Il giornalismo, quando perde libertà, perde tutto. Pietro Bellantoni lo sapeva e lo praticava, con la stessa ostinazione con cui tornava al suo mare.

C’è un’immagine che torna prepotente, oggi come allora: Pietro in moto, il casco sulla testa, il sorriso e lo sguardo rivolto al mare di Scilla, il suo paese, la sua radice più profonda. Quel mare che per lui era bussola e respiro, ma anche promessa di libertà. Due anni sono passati da quella notte che lo ha strappato troppo presto alla vita, eppure il suo passo risuona ancora in redazione. Perché Pietro non era solo un direttore, era un giornalista che portava addosso la sua terra come una seconda pelle.

Di lui si ricorda la competenza, la scrupolosità, la penna tagliente. Ma restava addosso, soprattutto, la gentilezza con cui sapeva far squadra, quella capacità rara di unire rigore e umanità. Pietro entrava nelle storie senza mai calpestarle, con lo stesso rispetto con cui si affacciava al suo mare. Amava le curve della strada che da Reggio portano a Scilla, perché lì c’era il senso della sua corsa: la libertà, certo, ma anche il rischio. E il giornalismo, per lui, era proprio questo: libertà e rischio, da assumere insieme, senza compromessi.

Oggi, a due anni dalla sua scomparsa, questa immagine ci interpella più che mai. Perché anche il giornalismo vive il tempo delle minacce e delle curve improvvise.
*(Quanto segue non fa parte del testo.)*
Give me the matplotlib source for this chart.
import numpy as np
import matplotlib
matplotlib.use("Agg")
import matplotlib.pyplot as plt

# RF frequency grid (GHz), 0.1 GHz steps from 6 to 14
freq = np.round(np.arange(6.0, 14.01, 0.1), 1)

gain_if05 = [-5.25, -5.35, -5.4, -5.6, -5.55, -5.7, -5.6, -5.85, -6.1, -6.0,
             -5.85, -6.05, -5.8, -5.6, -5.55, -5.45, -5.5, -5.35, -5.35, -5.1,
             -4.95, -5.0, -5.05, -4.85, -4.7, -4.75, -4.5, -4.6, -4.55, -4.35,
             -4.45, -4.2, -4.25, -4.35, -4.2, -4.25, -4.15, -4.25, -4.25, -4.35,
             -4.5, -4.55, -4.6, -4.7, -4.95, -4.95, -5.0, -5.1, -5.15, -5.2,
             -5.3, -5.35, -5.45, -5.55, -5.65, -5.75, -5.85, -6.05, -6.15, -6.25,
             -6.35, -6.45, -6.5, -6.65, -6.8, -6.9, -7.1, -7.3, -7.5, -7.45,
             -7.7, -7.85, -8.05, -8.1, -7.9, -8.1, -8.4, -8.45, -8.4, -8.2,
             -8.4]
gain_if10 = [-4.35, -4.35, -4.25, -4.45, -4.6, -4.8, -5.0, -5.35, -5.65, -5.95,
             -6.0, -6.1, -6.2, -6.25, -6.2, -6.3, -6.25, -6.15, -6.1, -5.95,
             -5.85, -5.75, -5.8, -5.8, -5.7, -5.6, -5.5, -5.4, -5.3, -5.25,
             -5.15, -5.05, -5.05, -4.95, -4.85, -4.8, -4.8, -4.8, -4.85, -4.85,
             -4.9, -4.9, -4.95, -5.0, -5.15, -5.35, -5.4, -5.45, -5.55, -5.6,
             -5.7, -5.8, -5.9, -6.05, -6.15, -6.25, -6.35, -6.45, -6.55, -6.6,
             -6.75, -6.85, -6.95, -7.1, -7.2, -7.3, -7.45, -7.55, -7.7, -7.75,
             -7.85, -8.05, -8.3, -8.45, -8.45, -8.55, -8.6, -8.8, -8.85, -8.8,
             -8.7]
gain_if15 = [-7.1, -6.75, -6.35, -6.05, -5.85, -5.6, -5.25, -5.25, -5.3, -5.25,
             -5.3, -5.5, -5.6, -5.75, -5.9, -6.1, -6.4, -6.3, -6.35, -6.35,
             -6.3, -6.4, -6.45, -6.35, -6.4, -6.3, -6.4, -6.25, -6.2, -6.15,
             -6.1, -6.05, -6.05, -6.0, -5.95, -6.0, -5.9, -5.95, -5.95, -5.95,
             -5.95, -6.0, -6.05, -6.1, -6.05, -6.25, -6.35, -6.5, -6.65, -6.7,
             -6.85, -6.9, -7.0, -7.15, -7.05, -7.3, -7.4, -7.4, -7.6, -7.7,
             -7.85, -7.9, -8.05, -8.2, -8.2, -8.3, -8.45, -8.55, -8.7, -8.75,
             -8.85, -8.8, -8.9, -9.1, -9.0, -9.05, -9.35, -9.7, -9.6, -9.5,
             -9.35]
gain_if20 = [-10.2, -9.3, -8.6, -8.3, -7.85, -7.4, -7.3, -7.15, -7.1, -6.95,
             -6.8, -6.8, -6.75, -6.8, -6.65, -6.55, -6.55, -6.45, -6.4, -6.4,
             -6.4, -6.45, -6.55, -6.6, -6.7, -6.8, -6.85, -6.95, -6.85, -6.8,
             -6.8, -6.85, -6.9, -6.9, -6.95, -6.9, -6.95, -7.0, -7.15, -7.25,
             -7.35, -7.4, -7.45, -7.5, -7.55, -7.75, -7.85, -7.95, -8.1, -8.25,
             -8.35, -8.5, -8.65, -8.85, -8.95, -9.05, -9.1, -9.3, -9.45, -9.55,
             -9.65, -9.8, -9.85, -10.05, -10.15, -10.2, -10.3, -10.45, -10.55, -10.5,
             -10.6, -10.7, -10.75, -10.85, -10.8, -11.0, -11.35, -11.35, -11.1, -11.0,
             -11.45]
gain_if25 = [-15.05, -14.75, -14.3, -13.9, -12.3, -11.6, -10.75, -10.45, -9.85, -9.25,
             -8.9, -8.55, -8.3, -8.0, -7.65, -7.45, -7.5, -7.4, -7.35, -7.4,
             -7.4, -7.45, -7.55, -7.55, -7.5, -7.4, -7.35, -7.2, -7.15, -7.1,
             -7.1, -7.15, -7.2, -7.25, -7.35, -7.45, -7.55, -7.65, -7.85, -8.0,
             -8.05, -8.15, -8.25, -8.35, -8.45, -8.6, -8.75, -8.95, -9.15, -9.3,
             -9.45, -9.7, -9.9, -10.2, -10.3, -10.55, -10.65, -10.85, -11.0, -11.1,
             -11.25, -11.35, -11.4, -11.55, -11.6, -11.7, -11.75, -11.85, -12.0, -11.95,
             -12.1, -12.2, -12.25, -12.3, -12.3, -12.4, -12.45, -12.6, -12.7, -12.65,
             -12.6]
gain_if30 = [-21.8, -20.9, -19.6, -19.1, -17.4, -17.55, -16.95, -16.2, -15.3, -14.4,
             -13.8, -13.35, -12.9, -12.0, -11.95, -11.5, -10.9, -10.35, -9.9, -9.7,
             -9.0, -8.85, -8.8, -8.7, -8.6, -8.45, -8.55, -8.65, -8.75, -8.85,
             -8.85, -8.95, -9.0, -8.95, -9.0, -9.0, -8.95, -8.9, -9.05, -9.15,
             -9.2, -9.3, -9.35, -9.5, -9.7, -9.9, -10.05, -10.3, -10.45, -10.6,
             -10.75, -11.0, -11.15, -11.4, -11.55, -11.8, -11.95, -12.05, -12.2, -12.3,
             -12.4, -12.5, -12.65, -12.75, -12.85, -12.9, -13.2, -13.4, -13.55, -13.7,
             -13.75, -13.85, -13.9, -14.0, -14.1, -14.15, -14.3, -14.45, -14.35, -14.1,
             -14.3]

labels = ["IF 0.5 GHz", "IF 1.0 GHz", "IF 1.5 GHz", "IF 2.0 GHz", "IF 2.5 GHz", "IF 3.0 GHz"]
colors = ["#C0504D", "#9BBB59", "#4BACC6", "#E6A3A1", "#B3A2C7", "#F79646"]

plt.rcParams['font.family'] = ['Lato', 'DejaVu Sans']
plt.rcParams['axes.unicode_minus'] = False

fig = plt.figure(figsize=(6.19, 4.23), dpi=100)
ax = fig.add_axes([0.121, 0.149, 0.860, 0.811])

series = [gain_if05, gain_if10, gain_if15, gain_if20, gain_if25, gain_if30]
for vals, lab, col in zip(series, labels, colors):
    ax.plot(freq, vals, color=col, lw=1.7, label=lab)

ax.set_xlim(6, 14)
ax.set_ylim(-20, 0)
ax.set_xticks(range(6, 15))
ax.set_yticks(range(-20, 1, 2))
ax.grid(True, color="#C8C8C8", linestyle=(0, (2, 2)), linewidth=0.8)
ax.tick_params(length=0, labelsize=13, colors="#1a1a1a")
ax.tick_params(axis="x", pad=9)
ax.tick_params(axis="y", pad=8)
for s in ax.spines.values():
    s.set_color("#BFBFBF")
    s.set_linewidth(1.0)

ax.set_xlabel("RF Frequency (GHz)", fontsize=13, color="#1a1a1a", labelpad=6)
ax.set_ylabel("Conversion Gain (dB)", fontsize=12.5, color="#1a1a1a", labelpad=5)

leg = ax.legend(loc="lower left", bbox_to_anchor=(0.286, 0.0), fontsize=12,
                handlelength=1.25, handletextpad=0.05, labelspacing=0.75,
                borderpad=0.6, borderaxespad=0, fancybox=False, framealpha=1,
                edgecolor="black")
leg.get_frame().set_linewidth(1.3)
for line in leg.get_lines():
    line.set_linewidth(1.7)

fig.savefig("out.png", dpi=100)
Come quel mare che rischia di essere violato, come quella Scilla che teme di perdere la sua anima, così il nostro mestiere è insidiato da pressioni, precarietà, algoritmi che corrono più veloci delle verità. Siamo in un’epoca in cui il racconto libero sembra un lusso, e la verità un prodotto da confezionare in fretta. Pietro non avrebbe accettato questo ridimensionamento. La sua schiena dritta resta monito: il giornalismo non può essere ridotto a rumore di fondo.
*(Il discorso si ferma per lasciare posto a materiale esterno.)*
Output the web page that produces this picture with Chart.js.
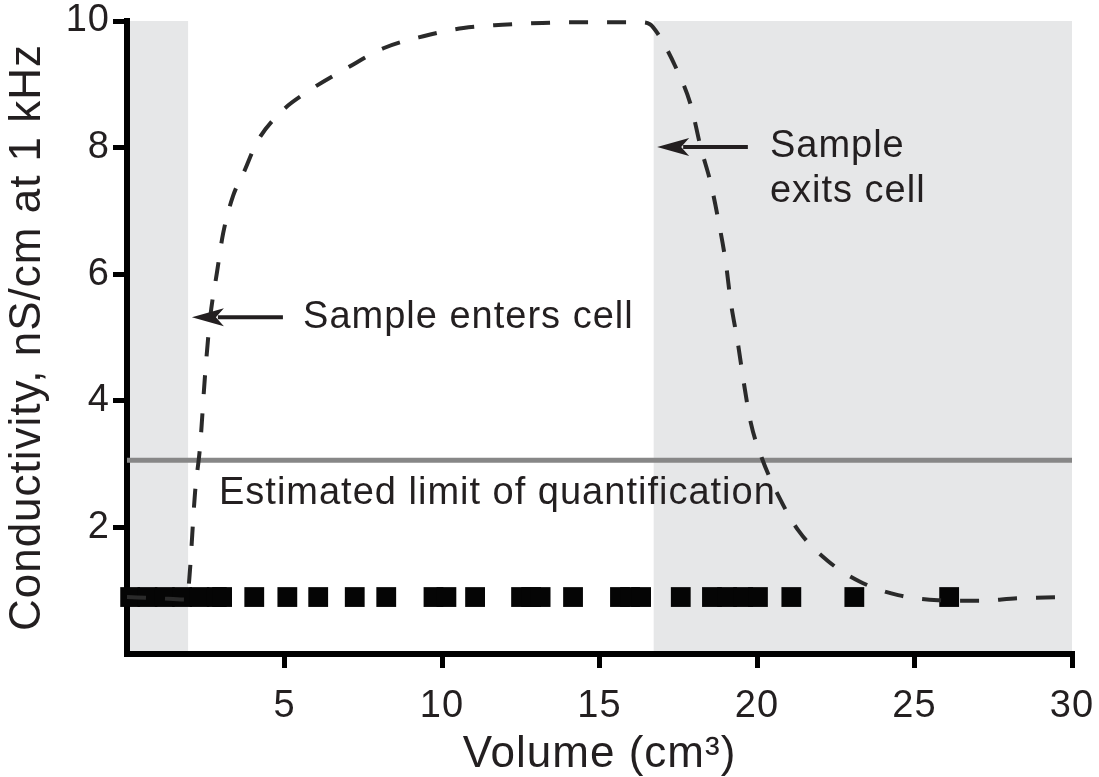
<!DOCTYPE html>
<html><head><meta charset="utf-8">
<script src="https://cdn.jsdelivr.net/npm/chart.js@4.4.1/dist/chart.umd.min.js"></script>
<style>html,body{margin:0;padding:0;background:#fff;}#wrap{width:1099px;height:777px;position:relative;}</style>
</head><body><div id="wrap"><canvas id="c"></canvas></div>
<script>
// ---- data ----
const curveX = [0, 1.0, 1.9, 1.98, 2.16, 2.32, 2.48, 2.64, 2.86, 3.05, 3.37, 3.7, 4.13, 4.86, 5.72, 7.03, 8.14, 9.41, 10.68, 11.92, 13.19, 14.46, 15.73, 16.3, 16.6, 16.85, 17.42, 17.9, 18.21, 18.53, 18.79, 19.01, 19.17, 19.39, 19.58, 19.8, 20.15, 20.69, 21.33, 22.25, 23.24, 24.48, 25.75, 27.02, 28.29, 30];
const curveY = [0.9, 0.88, 0.86, 1.2, 2.55, 3.28, 4.42, 5.31, 6.04, 6.64, 7.24, 7.6, 8.09, 8.55, 8.88, 9.27, 9.57, 9.76, 9.89, 9.94, 9.97, 9.98, 9.98, 9.98, 9.95, 9.8, 9.27, 8.67, 8.01, 7.44, 6.81, 6.18, 5.55, 4.92, 4.29, 3.66, 3.1, 2.49, 1.94, 1.47, 1.15, 0.93, 0.85, 0.84, 0.88, 0.9];
const blankX = [0.1, 0.65, 1.2, 1.75, 2.3, 2.85, 3.02, 4.04, 5.09, 6.07, 7.23, 8.23, 9.73, 10.14, 11.05, 12.51, 12.83, 13.13, 14.16, 15.65, 15.97, 16.32, 17.58, 18.57, 19.05, 19.56, 20.03, 21.09, 23.09, 26.1];
const blankY = [0.9, 0.9, 0.9, 0.9, 0.9, 0.9, 0.9, 0.9, 0.9, 0.9, 0.9, 0.9, 0.9, 0.9, 0.9, 0.9, 0.9, 0.9, 0.9, 0.9, 0.9, 0.9, 0.9, 0.9, 0.9, 0.9, 0.9, 0.9, 0.9, 0.9];
const loqX = [0, 30];
const loqY = [3.06, 3.06];
const shadeStart = [0, 16.72];
const shadeEnd = [1.94, 30];
const xTickValues = [5, 10, 15, 20, 25, 30];
const yTickValues = [2, 4, 6, 8, 10];
const xTitle = 'Volume (cm³)';
const yTitle = 'Conductivity, nS/cm at 1 kHz';
const noteTexts = ['Sample enters cell', 'Sample', 'exits cell', 'Estimated limit of quantification'];

// ---- styling ----
const FAMILY = "'Liberation Sans', Arial, Helvetica, sans-serif";
const TEXT = '#231f20';
const SPACING = '1px';

const pts = (xs, ys) => xs.map((x, i) => ({x: x, y: ys[i]}));

const spacingPlugin = {
  id: 'spacing',
  beforeUpdate(chart) { chart.ctx.letterSpacing = SPACING; },
  beforeLayout(chart) { chart.ctx.letterSpacing = SPACING; },
  beforeDraw(chart) {
    const {ctx, scales: {x, y}, chartArea} = chart;
    ctx.letterSpacing = SPACING;
    ctx.save();
    ctx.fillStyle = '#e6e7e8';
    for (let i = 0; i < shadeStart.length; i++) {
      const x1 = Math.max(x.getPixelForValue(shadeStart[i]), chartArea.left + 3);
      const x2 = x.getPixelForValue(shadeEnd[i]);
      const y1 = y.getPixelForValue(y.max);
      const y2 = y.getPixelForValue(y.min) - 3;
      ctx.fillRect(x1, y1, x2 - x1, y2 - y1);
    }
    ctx.restore();
  }
};

function arrow(ctx, tx, ty, hx, hy) {
  const head = 32, half = 9;
  ctx.beginPath();
  ctx.lineWidth = 4;
  ctx.moveTo(tx, ty);
  ctx.lineTo(hx + head - 6, hy);
  ctx.stroke();
  ctx.beginPath();
  ctx.moveTo(hx, hy);
  ctx.lineTo(hx + head, hy - half);
  ctx.lineTo(hx + head - 8, hy);
  ctx.lineTo(hx + head, hy + half);
  ctx.closePath();
  ctx.fill();
}

const notesPlugin = {
  id: 'notes',
  afterDatasetsDraw(chart) {
    const {ctx, scales: {x, y}} = chart;
    ctx.save();
    ctx.letterSpacing = SPACING;
    ctx.fillStyle = TEXT;
    ctx.strokeStyle = TEXT;
    ctx.font = '38px ' + FAMILY;
    ctx.textAlign = 'left';
    ctx.textBaseline = 'middle';
    const place = [[5.59, 5.32], [20.41, 8.01], [20.41, 7.3], [2.92, 2.53]];
    noteTexts.forEach((t, i) => {
      ctx.fillText(t, x.getPixelForValue(place[i][0]), y.getPixelForValue(place[i][1]));
    });
    arrow(ctx, x.getPixelForValue(4.95), y.getPixelForValue(5.32), x.getPixelForValue(2.06), y.getPixelForValue(5.32));
    arrow(ctx, x.getPixelForValue(19.71), y.getPixelForValue(8.01), x.getPixelForValue(16.83), y.getPixelForValue(8.01));
    ctx.restore();
  }
};

const tickFont = {family: FAMILY, size: 38};
const titleFont = {family: FAMILY, size: 44, lineHeight: 1.0};
const gridCfg = {drawOnChartArea: false, drawTicks: true, tickLength: 14, tickWidth: 5, tickColor: '#000', color: '#000', lineWidth: 5};

new Chart(document.getElementById('c'), {
  type: 'line',
  data: {
    datasets: [
      {label: 'Sample', data: pts(curveX, curveY), borderColor: '#2a2a2a', borderWidth: 4, borderDash: [19, 19],
       pointRadius: 0, cubicInterpolationMode: 'monotone', fill: false, order: 0, clip: false},
      {label: 'Blank', data: pts(blankX, blankY), showLine: false, pointStyle: 'rect', pointRadius: 14,
       backgroundColor: '#050505', borderWidth: 0, order: 1, clip: false},
      {label: 'LOQ', data: pts(loqX, loqY), borderColor: '#878787', borderWidth: 5, pointRadius: 0, fill: false, order: 2}
    ]
  },
  options: {
    responsive: true,
    maintainAspectRatio: false,
    animation: false,
    layout: {padding: {top: 21, right: 27, bottom: 0, left: 0}},
    plugins: {legend: {display: false}, tooltip: {enabled: false}},
    scales: {
      x: {
        type: 'linear', min: 0, max: 30,
        afterBuildTicks: s => { s.ticks = xTickValues.map(v => ({value: v})); },
        ticks: {font: tickFont, color: TEXT, padding: 16, maxRotation: 0, autoSkip: false},
        grid: gridCfg,
        border: {display: true, color: '#000', width: 6},
        title: {display: true, text: xTitle, font: titleFont, color: TEXT, padding: {top: 0, bottom: 0}},
        afterFit: s => { s.height = 123; s.paddingLeft = 0; s.paddingRight = 0; }
      },
      y: {
        type: 'linear', min: 0, max: 10,
        afterBuildTicks: s => { s.ticks = yTickValues.map(v => ({value: v})); },
        ticks: {font: tickFont, color: TEXT, padding: 3, autoSkip: false},
        grid: gridCfg,
        border: {display: true, color: '#000', width: 6},
        title: {display: true, text: yTitle, font: titleFont, color: TEXT, padding: {top: 6, bottom: 0}},
        afterFit: s => { s.width = 127; s.paddingTop = 0; s.paddingBottom = 0; }
      }
    }
  },
  plugins: [spacingPlugin, notesPlugin]
});
</script></body></html>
Scrivere, per lui, significava prendersi cura di una comunità. Raccontare non era solo informare, era un atto di responsabilità civile. È questa la lezione che ci lascia: il mestiere di giornalista ha senso solo se difende la libertà di tutti, anche quando costa, anche quando espone al rischio. Pietro aveva il coraggio di farlo, e lo faceva con passione, con tenerezza, con quella radicale onestà che è la sostanza del nostro lavoro.

Oggi, ricordarlo significa molto più che celebrare la sua memoria. Significa guardare dentro il nostro mestiere e chiederci se siamo ancora capaci di reggere l’urto delle onde, se siamo pronti a difendere il diritto di raccontare senza piegarci. Pietro, col suo mare e la sua moto, ci ricorda che la libertà non è mai garantita: va scelta ogni giorno, va difesa con la voce, con l’inchiostro, con la schiena dritta.

Per questo il suo nome non è solo un ricordo, ma una sfida. Due anni dopo, resta il dovere di proseguire la corsa, anche quando la strada sembra più pericolosa. Perché il giornalismo, se vuole ancora vivere, deve ritrovare quel vento in faccia che lui amava tanto, e imparare di nuovo a non avere paura delle curve.